• REQUEST:
Copy the lines below as they are; omit the images they contain.

• DATASET CONTENT:
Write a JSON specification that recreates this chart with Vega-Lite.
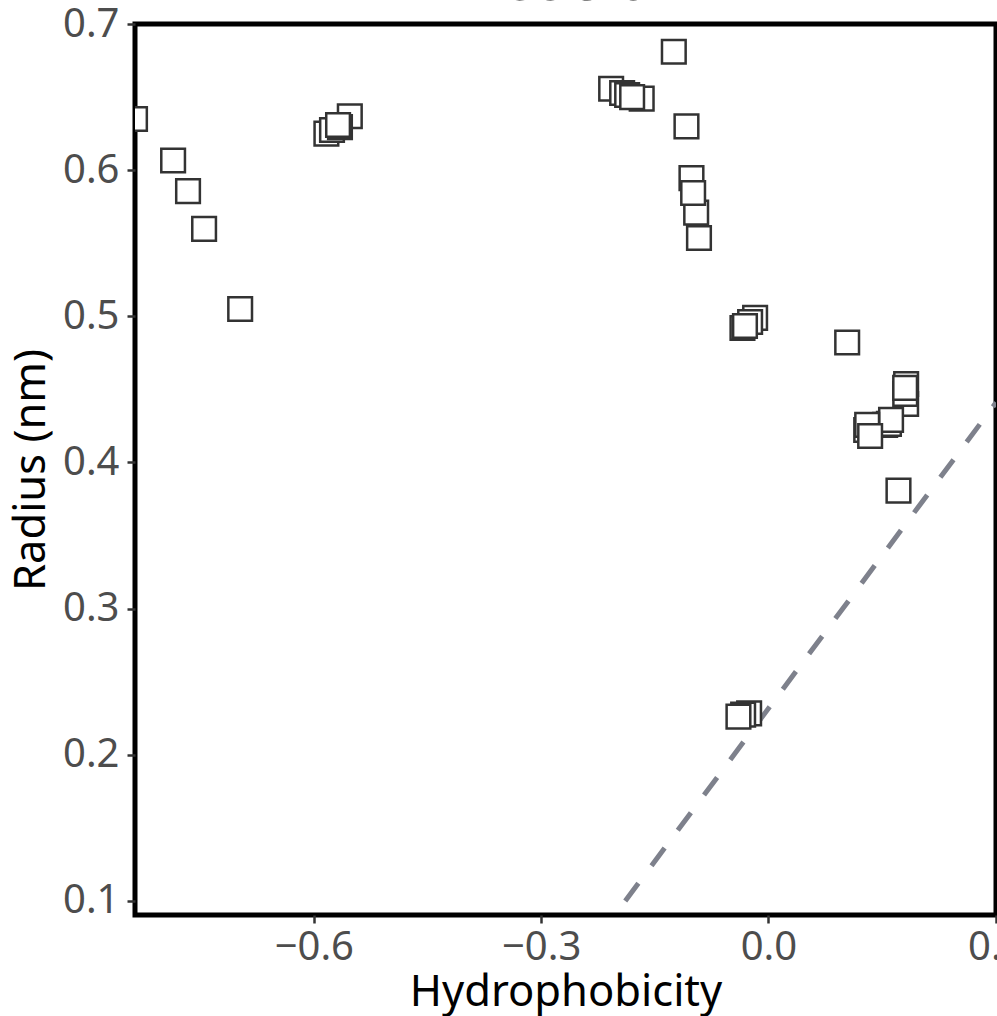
{
  "$schema": "https://vega.github.io/schema/vega-lite/v6.json",
  "autosize": {"type": "none"},
  "width": 861,
  "height": 891,
  "padding": {"left": 135, "top": 24, "right": 1, "bottom": 101},
  "background": "white",
  "title": {"text": "Precision", "fontSize": 56, "font": "Noto Sans", "fontWeight": "normal", "color": "black", "anchor": "middle", "baseline": "alphabetic", "offset": -52},
  "config": {
    "view": {"stroke": "black", "strokeWidth": 5},
    "axis": {
      "domain": false, "grid": false,
      "tickSize": 8, "tickWidth": 2.5, "tickColor": "#333333",
      "labelFont": "Noto Sans", "labelFontSize": 40, "labelColor": "#4d4d4d",
      "labelFlush": false, "labelOverlap": false,
      "titleFont": "Noto Sans", "titleFontSize": 43.5, "titleFontWeight": "normal", "titleColor": "black"
    }
  },
  "datasets": {
    "pts": [
      {"h": -0.836, "r": 0.635},
      {"h": -0.7857, "r": 0.6066},
      {"h": -0.766, "r": 0.5857},
      {"h": -0.7448, "r": 0.5598},
      {"h": -0.6972, "r": 0.505},
      {"h": -0.5525, "r": 0.6369},
      {"h": -0.5834, "r": 0.625},
      {"h": -0.576, "r": 0.6275},
      {"h": -0.5655, "r": 0.6295},
      {"h": -0.568, "r": 0.6309},
      {"h": -0.1249, "r": 0.681},
      {"h": -0.2076, "r": 0.6557},
      {"h": -0.1931, "r": 0.6528},
      {"h": -0.1673, "r": 0.6489},
      {"h": -0.1865, "r": 0.6514},
      {"h": -0.1799, "r": 0.65},
      {"h": -0.1082, "r": 0.63},
      {"h": -0.1016, "r": 0.5946},
      {"h": -0.0954, "r": 0.571},
      {"h": -0.0994, "r": 0.5844},
      {"h": -0.0917, "r": 0.5536},
      {"h": -0.0176, "r": 0.4989},
      {"h": -0.0242, "r": 0.4961},
      {"h": -0.0343, "r": 0.492},
      {"h": -0.031, "r": 0.4934},
      {"h": 0.1039, "r": 0.4821},
      {"h": 0.1817, "r": 0.44},
      {"h": 0.1805, "r": 0.4469},
      {"h": 0.1817, "r": 0.4537},
      {"h": 0.1804, "r": 0.451},
      {"h": 0.154, "r": 0.4257},
      {"h": 0.159, "r": 0.4264},
      {"h": 0.1618, "r": 0.4291},
      {"h": 0.129, "r": 0.4222},
      {"h": 0.1303, "r": 0.4257},
      {"h": 0.1342, "r": 0.4181},
      {"h": 0.1716, "r": 0.3807},
      {"h": -0.0255, "r": 0.2284},
      {"h": -0.0334, "r": 0.2275},
      {"h": -0.0396, "r": 0.2261}
    ],
    "fit": [
      {"h": -0.189, "r": 0.1},
      {"h": 0.3003, "r": 0.441}
    ]
  },
  "layer": [
    {
      "data": {"name": "fit"},
      "mark": {"type": "line", "clip": true, "color": "#7e818c", "strokeWidth": 5, "strokeDash": [22, 22], "strokeCap": "butt"},
      "encoding": {
        "x": {"field": "h", "type": "quantitative"},
        "y": {"field": "r", "type": "quantitative"}
      }
    },
    {
      "data": {"name": "pts"},
      "mark": {"type": "point", "shape": "square", "size": 560, "filled": false, "fill": "white", "fillOpacity": 1, "stroke": "#333333", "strokeWidth": 2.5, "opacity": 1, "clip": true},
      "encoding": {
        "x": {"field": "h", "type": "quantitative", "title": "Hydrophobicity",
              "scale": {"domain": [-0.836, 0.3003], "nice": false, "zero": false},
              "axis": {"values": [-0.6, -0.3, 0, 0.3], "format": ".1f", "labelPadding": 4, "titleY": 90, "titleBaseline": "alphabetic"}},
        "y": {"field": "r", "type": "quantitative", "title": "Radius (nm)",
              "scale": {"domain": [0.0904, 0.7], "nice": false, "zero": false},
              "axis": {"values": [0.1, 0.2, 0.3, 0.4, 0.5, 0.6, 0.7], "format": ".1f", "labelPadding": 8, "titleX": -91, "titleBaseline": "alphabetic"}}
      }
    }
  ]
}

• REPLY TO THE EXERCISE:
Write a JSON specification that recreates this chart with Vega-Lite.
{
  "$schema": "https://vega.github.io/schema/vega-lite/v6.json",
  "autosize": {"type": "none"},
  "width": 861,
  "height": 891,
  "padding": {"left": 135, "top": 24, "right": 1, "bottom": 101},
  "background": "white",
  "title": {"text": "Precision", "fontSize": 56, "font": "Noto Sans", "fontWeight": "normal", "color": "black", "anchor": "middle", "baseline": "alphabetic", "offset": -52},
  "config": {
    "view": {"stroke": "black", "strokeWidth": 5},
    "axis": {
      "domain": false, "grid": false,
      "tickSize": 8, "tickWidth": 2.5, "tickColor": "#333333",
      "labelFont": "Noto Sans", "labelFontSize": 40, "labelColor": "#4d4d4d",
      "labelFlush": false, "labelOverlap": false,
      "titleFont": "Noto Sans", "titleFontSize": 43.5, "titleFontWeight": "normal", "titleColor": "black"
    }
  },
  "datasets": {
    "pts": [
      {"h": -0.836, "r": 0.635},
      {"h": -0.7857, "r": 0.6066},
      {"h": -0.766, "r": 0.5857},
      {"h": -0.7448, "r": 0.5598},
      {"h": -0.6972, "r": 0.505},
      {"h": -0.5525, "r": 0.6369},
      {"h": -0.5834, "r": 0.625},
      {"h": -0.576, "r": 0.6275},
      {"h": -0.5655, "r": 0.6295},
      {"h": -0.568, "r": 0.6309},
      {"h": -0.1249, "r": 0.681},
      {"h": -0.2076, "r": 0.6557},
      {"h": -0.1931, "r": 0.6528},
      {"h": -0.1673, "r": 0.6489},
      {"h": -0.1865, "r": 0.6514},
      {"h": -0.1799, "r": 0.65},
      {"h": -0.1082, "r": 0.63},
      {"h": -0.1016, "r": 0.5946},
      {"h": -0.0954, "r": 0.571},
      {"h": -0.0994, "r": 0.5844},
      {"h": -0.0917, "r": 0.5536},
      {"h": -0.0176, "r": 0.4989},
      {"h": -0.0242, "r": 0.4961},
      {"h": -0.0343, "r": 0.492},
      {"h": -0.031, "r": 0.4934},
      {"h": 0.1039, "r": 0.4821},
      {"h": 0.1817, "r": 0.44},
      {"h": 0.1805, "r": 0.4469},
      {"h": 0.1817, "r": 0.4537},
      {"h": 0.1804, "r": 0.451},
      {"h": 0.154, "r": 0.4257},
      {"h": 0.159, "r": 0.4264},
      {"h": 0.1618, "r": 0.4291},
      {"h": 0.129, "r": 0.4222},
      {"h": 0.1303, "r": 0.4257},
      {"h": 0.1342, "r": 0.4181},
      {"h": 0.1716, "r": 0.3807},
      {"h": -0.0255, "r": 0.2284},
      {"h": -0.0334, "r": 0.2275},
      {"h": -0.0396, "r": 0.2261}
    ],
    "fit": [
      {"h": -0.189, "r": 0.1},
      {"h": 0.3003, "r": 0.441}
    ]
  },
  "layer": [
    {
      "data": {"name": "fit"},
      "mark": {"type": "line", "clip": true, "color": "#7e818c", "strokeWidth": 5, "strokeDash": [22, 22], "strokeCap": "butt"},
      "encoding": {
        "x": {"field": "h", "type": "quantitative"},
        "y": {"field": "r", "type": "quantitative"}
      }
    },
    {
      "data": {"name": "pts"},
      "mark": {"type": "point", "shape": "square", "size": 560, "filled": false, "fill": "white", "fillOpacity": 1, "stroke": "#333333", "strokeWidth": 2.5, "opacity": 1, "clip": true},
      "encoding": {
        "x": {"field": "h", "type": "quantitative", "title": "Hydrophobicity",
              "scale": {"domain": [-0.836, 0.3003], "nice": false, "zero": false},
              "axis": {"values": [-0.6, -0.3, 0, 0.3], "format": ".1f", "labelPadding": 4, "titleY": 90, "titleBaseline": "alphabetic"}},
        "y": {"field": "r", "type": "quantitative", "title": "Radius (nm)",
              "scale": {"domain": [0.0904, 0.7], "nice": false, "zero": false},
              "axis": {"values": [0.1, 0.2, 0.3, 0.4, 0.5, 0.6, 0.7], "format": ".1f", "labelPadding": 8, "titleX": -91, "titleBaseline": "alphabetic"}}
      }
    }
  ]
}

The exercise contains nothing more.